RX is the receiving side of the serial interface and the esp8266 receiving everything great.
just to make sure I did what you suggested and it did not help.
I assume the problem is with the TX of the esp8266, he is sending data in 3.3v and the arduino expects 5v.
this might be one problem.
I tried to use pull up resistor but it did not help.
Another problem is my esp works in 115200 baud rate, maybe the arduino is not fast enough to handle this ?
Software serial will choke sometimes at 115200 bauds
Also it has only a 64 byte buffer that can quickly be overflown at that speed (which you can check with the overflow call)
If you don't need to use that speed, would suggest changing to 9600 or as low as you feel acceptable.
In a recent project where I needed high speed and for convenience the hardware serial connected to a computer - I duplicated the library files into my own project and changed the name of the class throughout the file and used a 256 byte buffer. Things worked fine then but obviously that is quite a tax on your memory.
An alternative is to use a hardware serial (mega boards have 4) to not run into the issue or plug and unplug for programming and use the software serial to talk back to your computer instead of the ESP
Also don't wait for 1 second after sending your comment for listening back to your ESP - the longer you wait, the higher the risk of overflowing the 64 byte buffer as you don't empty it when things come in.
What I do is actually put at the end of the main loop 2 statements:
1 reading whatever is on hardware serial and sending it to software serial and 1 reading whatever is pending on software serial and sending it to hardware Serial
(But if you have letters REPLACED by others and none missing then that indeed seems to indicate some bits received at 0 instead of 1 in the character bytes and so could be a 3.3 to 5v issue(although 3.3V is read as a 1 on an arduino)
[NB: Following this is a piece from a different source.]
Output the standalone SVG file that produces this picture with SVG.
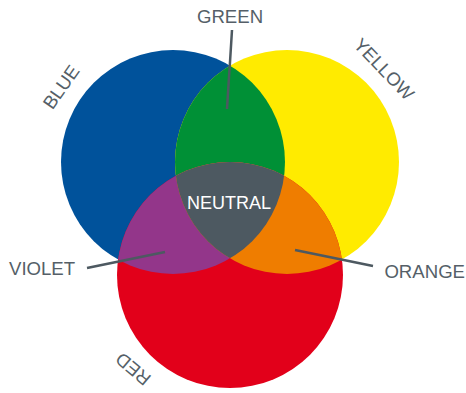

Is your ESP powered separately from the arduino and do you have enough power to keep the ESP happy?it is pretty hungry when doing wifi transmits and pulls lots of current)
Also - If you have an oscilloscope you could plug it to the Tx pin of the ESP and see exactly what is sent back 1 and 0 are easy to spot record the sequence and see the levels
AT+IPR has been deprecated quite a while ago - should not brick the device though, just fail and keep it to the old baud rate (so if you tried to switch baud rate after then there was no chance you could reach the device).
indeed AT+UART_DEF is the new way of doing it. it's saved in Flash so you do that only once.